Kano, merupakan salah satu Negara bagian di Nigeria dengan pemeluk Islam 89%, perjalanan panjang yang menjadikan bagian ini merupakan bagian dan dipimpin oleh Amir Kano, sekarang masih berfungsi sebagai pemimpin, layaknya seperti Sultan di Jogja.
Tergambar, Afrika yang gersang dan mempunyai vegetasi yang jauh berbeda dingan kawasan tropis Indonesia. Perbedaan tipical bangunan rumah, sangat mencolok jika dibandingkan dengan Asia atau Indonesia. Rumah-rumah kelihatannya dibangun agak massif, arsitektur kawasan Aridland yang khas. Tidak terlalu terbuka dan tidak banyak jendela. di Kano sepintas saya lihat semua rumah – bertembok tinggi. Temboknya lebih parah dari Jakarta. bisa samapi dua meter. Termasuk hotel yang saya tinggal, sangat eksklusif. Dijalan banyak peminta-minta.

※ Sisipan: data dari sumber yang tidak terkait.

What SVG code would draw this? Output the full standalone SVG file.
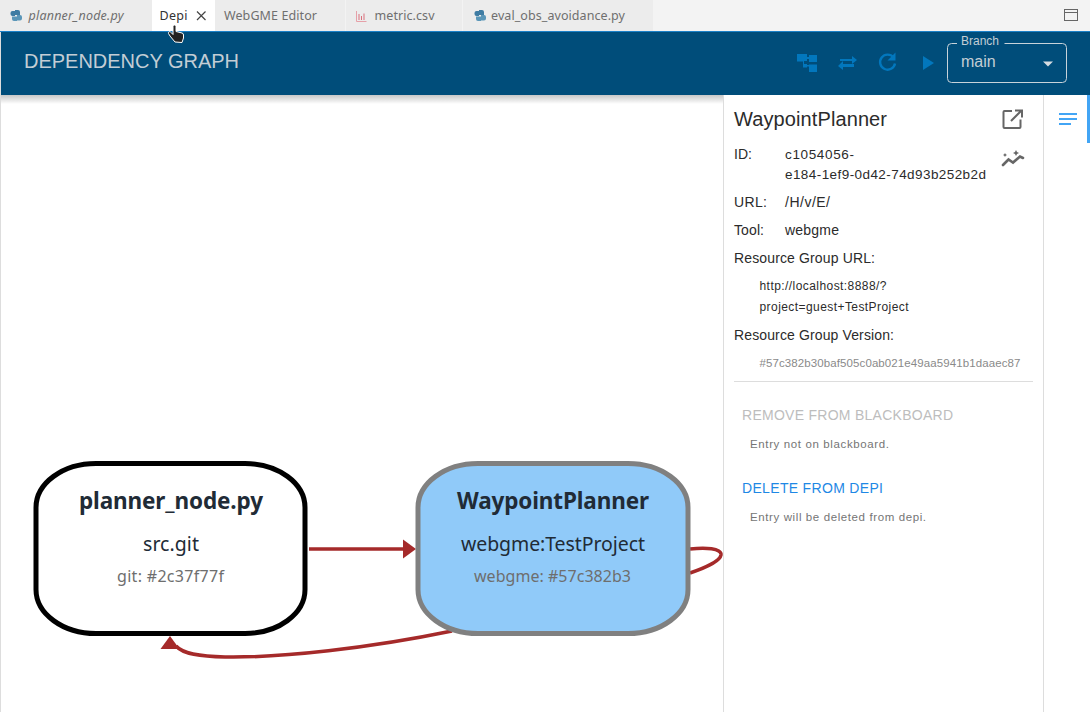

Tidak ada penjaja makanan, seperti di Jakarta. Tapi ada buah-buahan mirip korma, berwana kuning.
Banyak pria berbaju panjang dan menggunakan peci, anak-anak putri menggunakan kerudung. Di ujung permpatan jalan, ada tulisan subhanallah, mengatkan saya pada Aceh atau Cianjur.
Infra struktus disini masih seadanya, walaupun di tengah kota. Lampu lalu lintas masih dapat dihitung dengan jari. Pembangunan sangat lambat berjalan, mungkin selain sumber daya alam yang tidak banyak, juga masalah korupsi yang meraja lela. Teman saya Yahya Ahmed, mengatakan korupsi di Nigeria terjadi di semua lini, dari atas sampai bawah. Dan parahnya lagi, perekonomian Nigeria ternyata tidak menciptakan kelas menengah yang cukup banyak.

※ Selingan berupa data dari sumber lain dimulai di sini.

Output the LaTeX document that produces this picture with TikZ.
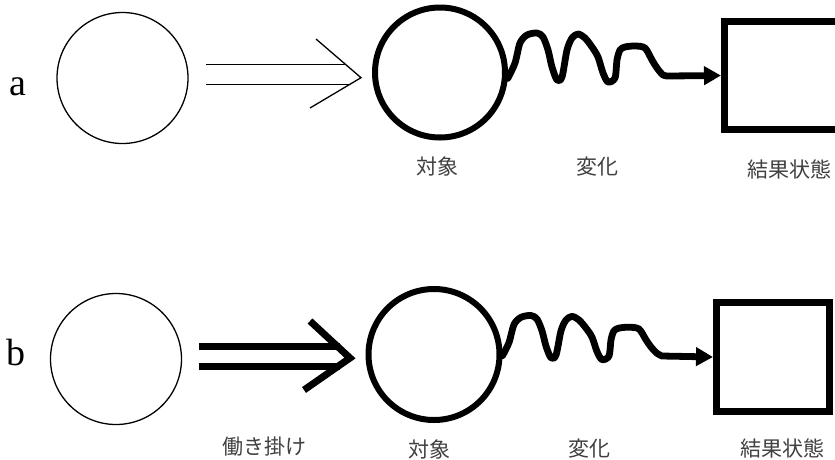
\documentclass[tikz,border=0pt]{standalone}
\usepackage{fontspec}
\newfontfamily\cjk{Noto Sans CJK JP}
\newfontfamily\tms{Liberation Serif}
\usetikzlibrary{arrows.meta}
\tikzset{
  thinline/.style={line width=1.3pt, line join=miter},
  thickline/.style={line width=7pt, line join=miter, line cap=butt},
  plaincirc/.style={circle, draw, line width=1.3pt, minimum size=131pt, inner sep=0pt},
  boldcirc/.style={circle, draw, line width=6pt, minimum size=130pt, inner sep=0pt},
  resultbox/.style={rectangle, draw, line width=7pt, inner sep=0pt},
  wave/.style={line width=6.8pt, line join=round, line cap=round},
  wavearrow/.style={-{Triangle[length=17pt,width=18pt]}},
  lbl/.style={font=\cjk\fontsize{21pt}{21pt}\selectfont, text=black!75, inner sep=0pt},
  panel/.style={font=\tms\fontsize{38pt}{38pt}\selectfont, inner sep=0pt}
}
\begin{document}
\begin{tikzpicture}[x=1pt,y=-1pt]
\useasboundingbox (0,0) rectangle (835,459);
\fill[white] (0,0) rectangle (835,459);
\clip (0,0) rectangle (835,459);

% ---------------- panel a ----------------
\node[panel, anchor=base] (la) at (17.5,95) {a};
\node[plaincirc] (srcA) at (122.5,78) {};
\node[boldcirc] (objA) at (440,72.5) {};
\node[resultbox, minimum width=135.5pt, minimum height=108pt] (boxA) at (792.25,75.5) {};

\coordinate (a1s) at (206,64.3);
\coordinate (a1e) at (345.5,64.3);
\coordinate (a2s) at (206,84.3);
\coordinate (a2e) at (350,84.3);
\coordinate (ahU) at (316,39);
\coordinate (tipA) at (361,77.7);
\coordinate (ahL) at (310,108);
\draw[thinline] (a1s) -- (a1e);
\draw[thinline] (a2s) -- (a2e);
\draw[thinline] (ahU) -- (tipA) -- (ahL);

\draw[wave, wavearrow] plot[smooth, tension=0.5] coordinates {
  (objA.-5) (515,63) (520,43) (527,35) (537,33) (543,37) (548,50) (552,67)
  (557,80) (562,77) (567,50) (572,38) (578,34) (585,38) (592,47) (598,57)
  (603,73) (608,82) (615,78) (617,60) (620,50) (625,47) (635,46) (645,48)
  (652,60) (657,68) (663,75) (668,76)} -- (boxA.west);

\node[lbl] (tObjA) at (437,167) {対象};
\node[lbl] (tChgA) at (597,167) {変化};
\node[lbl] (tResA) at (789,169) {結果状態};

% ---------------- panel b ----------------
\node[panel, anchor=base west] (lb) at (6,365) {b};
\node[plaincirc] (srcB) at (116,359) {};
\node[boldcirc, minimum size=131pt] (objB) at (434,354.5) {};
\node[resultbox, minimum width=113pt, minimum height=109pt] (boxB) at (773,357) {};

\coordinate (b1s) at (199,346.5);
\coordinate (b1e) at (340,346.5);
\coordinate (b2s) at (199,366.5);
\coordinate (b2e) at (340,366.5);
\coordinate (bhU) at (310,321);
\coordinate (tipB) at (350,358);
\coordinate (bhL) at (304,390);
\draw[thickline] (b1s) -- (b1e);
\draw[thickline] (b2s) -- (b2e);
\draw[thickline] (bhU) -- (tipB) -- (bhL);

\draw[wave, wavearrow] plot[smooth, tension=0.5] coordinates {
  (objB.-1) (509,342.5) (514,324.5) (521,317.3) (531,315.5) (537,319.1) (542,330.8)
  (546,346.1) (551,357.8) (556,355.1) (561,330.8) (566,320) (572,316.4) (579,320)
  (586,328.1) (592,337.1) (597,351.5) (602,359.6) (609,356) (611,339.8) (614,330.8)
  (619,328.1) (629,327.2) (639,329) (646,339.8) (651,347) (657,353.3) (662,356)}
  -- (boxB.west);

\node[lbl] (tActB) at (264,447) {働き掛け};
\node[lbl] (tObjB) at (429,449) {対象};
\node[lbl] (tChgB) at (589,449) {変化};
\node[lbl] (tResB) at (782.5,448) {結果状態};
\end{tikzpicture}
\end{document}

Kesenjangan terjadi, dan begitu terasa, kaya sekali dan miskin betul. Aku lihat dibalik tembok dibangun rumah-rumah super mewah sementara infra stuktur seperti jalan dan fasilitas pasar tidak memadai. Rakyat banyak meminta-minta di jalan. Mereka kurus dan kumal. Indeks transparansi internatonal menempatkan negeri ini pada angka 2,5 sementara Indoensia adalah 2,8, hanya beda dua digit dibelakang koma.
Peserta Workshop:Climate and FaithProject Islam and Conservation Workshop for Imams and Scholars, Kano
Indonesia dan Nigeria pada batas Merah (35% Negara dunia) terkorup.
Letak geografis Nigeri yang umumnya arid land dan sebagain habitatnya adalah savanna, khas Afrika. Perubahan iklim juga mengancam negeri ini, penggurunan bertambah luas dan menggerus laha-lahan produktif dimana penduduk tinggal. Masalah yang terjadi selain kemiskinan juga juga terbatasnya sumber alam. Hanya di bagian selatan Nigeria yang hidup makmur karena ada sumber ladang minyak di kawasan tersebut. 80 % GDP Nigeria adalah dari minyak, dan Negara ini masih merupakan member aktif OPEC karena produksi minyaknya yang stabil.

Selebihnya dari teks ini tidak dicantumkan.